Grenville Phillips II, leader of Solutions Barbados
CADRES recently conducted a poll in order to identify voters’ political party preferences. Most voters polled reportedly preferred either the BLP or the DLP. After analysing the poll, I understood how voters could be easily manipulated.
When asking questions, there is normally a context around which each question is framed, that can result in different answers. For example, there is a difference in asking “Should we ban Gromoxone?”, “Gromoxone is an effective herbicide that keeps gardens tidy, should we ban Gromoxone?” and “Gromoxone is the poison of choice for suicidal persons, should we ban Gromoxone?” The results will tend to vary depending on how the question is framed.
In the first question, responders are not given a frame of reference. In the second, the frame is positive – “keeps gardens tidy”. In the third, the frame is negative – “poison of choice for suicidal persons”. The frame in which the question is placed can allow us to accurately predict the majority response to the last two questions. However, the majority response to the first unframed question can also be determined based on the national frame at the time.
For example. If in one week, there were 5 publically reported suicides by drinking Gromoxone, just before persons were polled, then the question would have already been framed by the tragic events. The emotional response would likely be that many would support some type of restriction. However, a different response can be expected if there were no suicides by drinking Gromoxone in the past 15 years, and if the media were not participating in a campaign against Gromoxone. Therefore, what is trending in the media can result in misleading poll results.
CADRES’ poll questions were already framed by the news media reports of current events, and by public commentators who have access to the media.

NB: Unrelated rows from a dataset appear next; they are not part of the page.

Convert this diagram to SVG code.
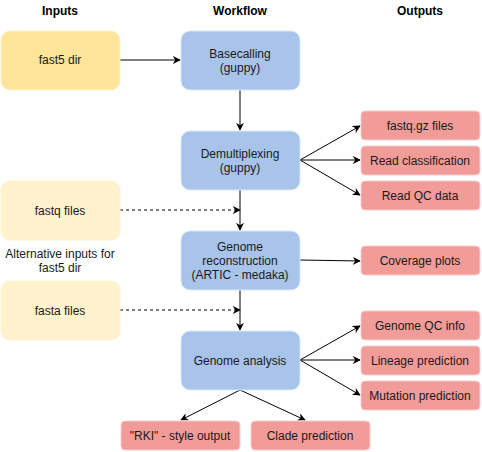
<svg xmlns="http://www.w3.org/2000/svg" width="482" height="452" viewBox="0 0 482 452">
<style>
text{font-family:"Liberation Sans",Arial,sans-serif;font-size:12px;fill:#1a1a1a;text-anchor:middle}
.h{font-weight:bold;fill:#000}
.in{fill:#FFE599;stroke:#FFF2CC;stroke-width:1}
.alt{fill:#FFF2CC;stroke:#FFF2CC;stroke-width:1}
.wf{fill:#A9C4EB;stroke:#DAE8FC;stroke-width:1}
.out{fill:#F19C99;stroke:#F8CECC;stroke-width:1}
.c{stroke:#000;stroke-width:1;fill:none;marker-end:url(#a)}
.d{stroke-dasharray:3 3}
</style>
<defs>
<marker id="a" viewBox="0 0 10 10" refX="9" refY="5" markerWidth="8" markerHeight="8" markerUnits="userSpaceOnUse" orient="auto">
<path d="M0,0 L10,5 L0,10 L3,5 Z" fill="#000"/>
</marker>
</defs>
<text class="h" x="60" y="15">Inputs</text>
<text class="h" x="240" y="15">Workflow</text>
<text class="h" x="420" y="15">Outputs</text>
<g id="connectors">
<path class="c" d="M120,60 H180"/>
<path class="c" d="M240,90 V130"/>
<path class="c" d="M300,160 L360,126"/>
<path class="c" d="M300,160 L360,160"/>
<path class="c" d="M300,160 L360,195"/>
<path class="c" d="M240,190 V230"/>
<path class="c d" d="M120,210 H240"/>
<path class="c" d="M300,260 L360,261"/>
<path class="c" d="M240,290 V330"/>
<path class="c d" d="M120,310 H240"/>
<path class="c" d="M300,360 L360,326"/>
<path class="c" d="M300,360 L360,360"/>
<path class="c" d="M300,360 L360,395"/>
<path class="c" d="M240,390 L181,420"/>
<path class="c" d="M240,390 L305,420"/>
</g>
<g id="fast5"><rect class="in" x="1" y="31" width="119" height="59" rx="9"/><text x="60" y="64">fast5 dir</text></g>
<g id="fastq"><rect class="alt" x="1" y="181" width="119" height="59" rx="9"/><text x="60" y="215">fastq files</text></g>
<g id="alt-label"><text x="60" y="258">Alternative inputs for</text><text x="60" y="272">fast5 dir</text></g>
<g id="fasta"><rect class="alt" x="1" y="281" width="119" height="59" rx="9"/><text x="60" y="315">fasta files</text></g>
<g id="basecalling"><rect class="wf" x="181" y="31" width="119" height="59" rx="9"/><text x="240" y="58">Basecalling</text><text x="240" y="72">(guppy)</text></g>
<g id="demux"><rect class="wf" x="181" y="131" width="119" height="59" rx="9"/><text x="240" y="158">Demultiplexing</text><text x="240" y="172">(guppy)</text></g>
<g id="reconstruction"><rect class="wf" x="181" y="231" width="119" height="59" rx="9"/><text x="240" y="251">Genome</text><text x="240" y="265">reconstruction</text><text x="240" y="279">(ARTIC - medaka)</text></g>
<g id="analysis"><rect class="wf" x="181" y="331" width="119" height="59" rx="9"/><text x="240" y="365">Genome analysis</text></g>
<g id="fastqgz"><rect class="out" x="361" y="111" width="119" height="29" rx="4"/><text x="420" y="130">fastq.gz files</text></g>
<g id="readclass"><rect class="out" x="361" y="146" width="119" height="29" rx="4"/><text x="420" y="165">Read classification</text></g>
<g id="readqc"><rect class="out" x="361" y="181" width="119" height="29" rx="4"/><text x="420" y="200">Read QC data</text></g>
<g id="coverage"><rect class="out" x="361" y="246" width="119" height="29" rx="4"/><text x="420" y="265">Coverage plots</text></g>
<g id="genomeqc"><rect class="out" x="361" y="311" width="119" height="29" rx="4"/><text x="420" y="330">Genome QC info</text></g>
<g id="lineage"><rect class="out" x="361" y="346" width="119" height="29" rx="4"/><text x="420" y="365">Lineage prediction</text></g>
<g id="mutation"><rect class="out" x="361" y="381" width="119" height="29" rx="4"/><text x="420" y="400">Mutation prediction</text></g>
<g id="rki"><rect class="out" x="121" y="421" width="119" height="29" rx="4"/><text x="180" y="440">"RKI" - style output</text></g>
<g id="clade"><rect class="out" x="251" y="421" width="119" height="29" rx="4"/><text x="310" y="440">Clade prediction</text></g>
</svg>
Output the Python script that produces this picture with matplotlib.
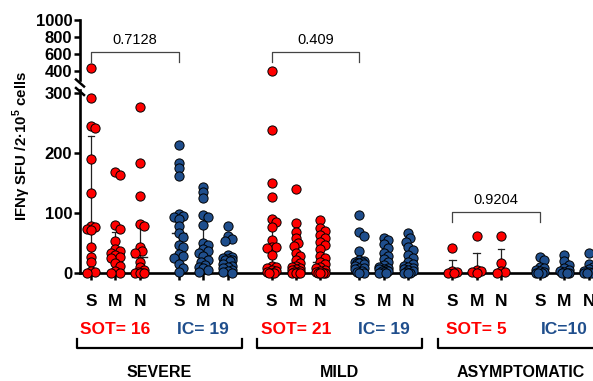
import numpy as np
import matplotlib
matplotlib.use("Agg")
from matplotlib import pyplot as plt
from matplotlib.lines import Line2D

plt.rcParams['font.family'] = ['Liberation Sans', 'DejaVu Sans']
plt.rcParams['mathtext.fontset'] = 'custom'
plt.rcParams['mathtext.rm'] = 'Liberation Sans:bold'
plt.rcParams['mathtext.bf'] = 'Liberation Sans:bold'

RED = '#ff0000'
BLUE = '#1f4e8c'

severities = ["SEVERE", "MILD", "ASYMPTOMATIC"]
peptides = ["S", "M", "N"]
cohort_labels = ["SOT= 16", "IC= 19", "SOT= 21", "IC= 19", "SOT= 5", "IC=10"]
cohort_colors = [RED, BLUE, RED, BLUE, RED, BLUE]
p_values = ["0.7128", "0.409", "0.9204"]

# IFN-gamma SFU per 2x10^5 cells, one list per cohort/peptide
severe_sot_s = [440, 291, 245, 242, 190, 133, 79, 76, 73, 72, 43, 27, 18, 3, 1, 0]
severe_sot_m = [169, 163, 80, 73, 54, 40, 37, 33, 30, 27, 25, 16, 12, 3, 0, 0]
severe_sot_n = [277, 183, 128, 81, 79, 44, 36, 33, 19, 10, 5, 2, 0, 0, 0, 0]
severe_ic_s = [214, 184, 175, 162, 98, 95, 93, 90, 78, 66, 60, 47, 44, 32, 28, 25, 15, 8, 2]
severe_ic_m = [144, 135, 125, 96, 93, 80, 50, 46, 40, 37, 33, 28, 22, 19, 13, 10, 8, 5, 2]
severe_ic_n = [79, 62, 57, 54, 30, 27, 25, 23, 22, 22, 20, 15, 12, 10, 8, 5, 3, 2, 0]
mild_sot_s = [405, 238, 150, 127, 90, 85, 76, 55, 44, 43, 42, 30, 12, 10, 8, 5, 3, 2, 0, 0, 0]
mild_sot_m = [140, 84, 68, 58, 50, 45, 33, 28, 22, 16, 12, 10, 8, 6, 5, 3, 2, 0, 0, 0, 0]
mild_sot_n = [88, 75, 70, 63, 58, 52, 47, 40, 28, 25, 19, 15, 10, 8, 5, 3, 2, 0, 0, 0, 0]
mild_ic_s = [97, 69, 62, 36, 22, 20, 19, 18, 17, 17, 15, 12, 9, 8, 6, 3, 2, 0, 0]
mild_ic_m = [58, 55, 48, 42, 33, 28, 24, 18, 14, 10, 8, 7, 6, 5, 4, 3, 2, 0, 0]
mild_ic_n = [66, 58, 52, 44, 38, 30, 25, 19, 15, 12, 10, 8, 6, 5, 3, 2, 0, 0, 0]
asym_sot_s = [41, 3, 1, 0, 0]
asym_sot_m = [62, 5, 3, 1, 0]
asym_sot_n = [62, 17, 3, 1, 0]
asym_ic_s = [26, 22, 10, 8, 5, 3, 2, 0, 0, 0]
asym_ic_m = [30, 20, 13, 8, 5, 3, 2, 0, 0, 0]
asym_ic_n = [34, 15, 10, 6, 4, 2, 1, 0, 0, 0]

cohorts = [
    [severe_sot_s, severe_sot_m, severe_sot_n],
    [severe_ic_s, severe_ic_m, severe_ic_n],
    [mild_sot_s, mild_sot_m, mild_sot_n],
    [mild_ic_s, mild_ic_m, mild_ic_n],
    [asym_sot_s, asym_sot_m, asym_sot_n],
    [asym_ic_s, asym_ic_m, asym_ic_n],
]
cohort_starts = [0, 3.6, 7.4, 11.0, 14.8, 18.4]

W, H = 593, 381
fig = plt.figure(figsize=(W / 100, H / 100), dpi=100)


def fig_box(left, top, right, bottom):
    return [left / W, 1 - bottom / H, (right - left) / W, (bottom - top) / H]


ax = fig.add_axes(fig_box(80, 90, 593, 273))
ax_top = fig.add_axes(fig_box(80, 20, 593, 80))

XLIM = (-0.45, 20.57)
for a in (ax, ax_top):
    a.set_xlim(*XLIM)
    for side in ("top", "right"):
        a.spines[side].set_visible(False)
    a.spines["left"].set_linewidth(1.9)
    a.tick_params(axis="y", direction="out", length=4, width=1.8, pad=1.5, labelsize=12)

ax.set_ylim(0, 305)
ax.set_yticks([0, 100, 200, 300])
ax_top.set_ylim(295, 1000)
ax_top.set_yticks([400, 600, 800, 1000])
ax_top.spines["bottom"].set_visible(False)
ax_top.set_xticks([])
ax.spines["bottom"].set_linewidth(1.9)
ax.spines["bottom"].set_zorder(1)
for a in (ax, ax_top):
    for lbl in a.get_yticklabels():
        lbl.set_fontweight("bold")

px_per_x = (593 - 80) / (XLIM[1] - XLIM[0])
px_per_val_low = 183 / 305
px_per_val_top = 60 / 705


def swarm(values, px_per_val, diam=5.0, step=2.2, max_k=2):
    # spread overlapping dots sideways, GraphPad style (narrow, overlaps allowed)
    values = np.asarray(values, dtype=float)
    offs = np.zeros(len(values))
    placed = []
    cands = [0.0]
    for k in range(1, max_k + 1):
        cands += [k * step, -k * step]
    for i in np.argsort(-values, kind="stable"):
        y = values[i] * px_per_val
        best, best_d = 0.0, -1.0
        for dx in cands:
            d = min([np.hypot(dx - px, y - py) for px, py in placed] + [99.0])
            if d >= diam:
                best = dx
                break
            if d > best_d:
                best, best_d = dx, d
        placed.append((best, y))
        offs[i] = best / px_per_x
    return offs


xticks = []
for start, groups, color in zip(cohort_starts, cohorts, cohort_colors):
    for j, vals in enumerate(groups):
        x0 = start + j
        xticks.append(x0)
        vals = np.asarray(vals, dtype=float)
        low = vals[vals <= 300]
        high = vals[vals > 300]
        ax.scatter(x0 + swarm(low, px_per_val_low), low, s=44, c=color,
                   edgecolors="black", linewidths=0.7, zorder=4, clip_on=False)
        if len(high):
            ax_top.scatter(x0 + swarm(high, px_per_val_top), high, s=44, c=color,
                           edgecolors="black", linewidths=0.7, zorder=4, clip_on=False)
        q1, med, q3 = np.percentile(vals, [25, 50, 75], method="weibull")
        ax.plot([x0, x0], [q1, q3], color="#222222", lw=0.9, zorder=3)
        ax.plot([x0 - 0.14, x0 + 0.14], [q3, q3], color="#222222", lw=0.9, zorder=3)
        ax.plot([x0 - 0.14, x0 + 0.14], [q1, q1], color="#222222", lw=0.9, zorder=3)
        ax.plot([x0 - 0.3, x0 + 0.3], [med, med], color="#222222", lw=1.0, zorder=3)

ax.set_xticks(xticks)
ax.set_xticklabels([])
ax.tick_params(axis="x", direction="out", length=5, width=1.8)

xt = ax.get_xaxis_transform()
for i, x in enumerate(xticks):
    ax.text(x, -0.158, peptides[i % 3], transform=xt, ha="center", va="center",
            fontsize=12.5, fontweight="bold", clip_on=False)

for start, label, color in zip(cohort_starts, cohort_labels, cohort_colors):
    ax.text(start + 1, -0.311, label, transform=xt, ha="center", va="center",
            fontsize=12.5, fontweight="bold", color=color, clip_on=False)

for k, name in enumerate(severities):
    left = cohort_starts[2 * k] - 0.58
    right = cohort_starts[2 * k + 1] + 2 + 0.58
    ax.add_line(Line2D([left, left, right, right], [-0.361, -0.41, -0.41, -0.361],
                       transform=xt, color="black", lw=1.6, clip_on=False))
    ax.text((left + right) / 2, -0.546, name, transform=xt, ha="center", va="center",
            fontsize=11.5, fontweight="bold", clip_on=False)

# p-value brackets
for k in range(2):
    a, b = cohort_starts[2 * k], cohort_starts[2 * k + 1]
    ax_top.plot([a, a, b, b], [506, 624, 624, 506], color="#444444", lw=0.9, clip_on=False)
    ax_top.text((a + b) / 2, 765, p_values[k], ha="center", va="center", fontsize=10.5)
a, b = cohort_starts[4], cohort_starts[5]
ax.plot([a, a, b, b], [85, 102, 102, 85], color="#444444", lw=0.9, clip_on=False)
ax.text((a + b) / 2, 122, p_values[2], ha="center", va="center", fontsize=10.5)

# axis break marks
for yc in (83, 91.5):
    fig.add_artist(Line2D([76 / W, 84 / W], [1 - (yc - 3.5) / H, 1 - (yc + 3.5) / H],
                          color="black", lw=1.8))

fig.text(22 / W, 1 - 146 / H, "IFNγ SFU /2·10$^{5}$ cells", rotation=90,
         ha="center", va="center", fontsize=10.8, fontweight="bold")

fig.savefig("out.png", dpi=100)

News media have a higher responsibility to be fair during times of national decisions. One side of a national discussion should not be deprived of ‘oxygen’, while allowing the other side unfettered access to the media. The public should be exposed to both sides of a debate.
The national frame around any question of the economy is that the ruling DLP administration is responsible for the current economic hardship, and they are incapable of managing our national economy. The recent poll results appear to confirm this public sentiment. However, what if the public were given the whole truth?
If the public is not told about the reckless and unsustainable borrowing during the BLP administration, then they will reasonably tend to blame the DLP, who must repay these debts, for their current circumstances. However, if the public was told the truth, that both the BLP and the DLP administrations have brought us to the point of economic ruin, and that both parties’ policies are designed to generally keep most Barbadians house-poor and living pay-cheque to pay-cheque, then perhaps they would be willing to look at the policies of a third party.
If the public is told to dismiss all third parties because they are just parties of 1 or 5 persons, then they would likely dismiss them. However, if they were told the truth that Solutions Barbados is the only third party with 25 candidates and intends to run 30 competent candidates, then perhaps they would dismiss the clever but inaccurately defined frame, and actually consider Solutions Barbados.
If the public is told that Solutions Barbados has no plan to address Barbados’ failing economy, then they would likely dismiss them. However, if they were ever told the truth that Solutions Barbados is the only party to have published a non-austerity economic plan over 2 years ago, for rigorous public scrutiny, then they would have an accurate frame, and not the fake frame that others are actively promoting. The plan is on SolutionsBarbados.com.
What if the austerity, harsh medicine, long hardship, bitter pills, and no-easy-fixes that the BLP and DLP are promising were actually explained to voters? What if the BLP and DLP actually told the voters “If you vote for us, then your salary will be reduced, you will lose your job, you will lose your house if you are not earning foreign currency, and you will also lose everything that you are purchasing on credit. You will suck salt, and your children will suck whatever is left after the salt that you have voted to suck is gone.”
In Guyana, the IMF made them double their income tax rates and devalue their currency by 70%. Guyana was left with a ruined economy, dilapidated infrastructure, shortage of critical supplies, reduced social services, mass emigration of professionals, and 75% of the population in poverty.
Who would be so lunatic to vote for that bitter pill? The CADRES poll demonstrated that Barbadian voters would enthusiastically vote for the economic ruin of their households, communities and country if the question was not accurately framed.
For completion, I should identify another possible explanation. We are so accustomed to not believing what our elected politicians promise, that we simply do not believe them when they promise us that their policies will drive us and our children into poverty.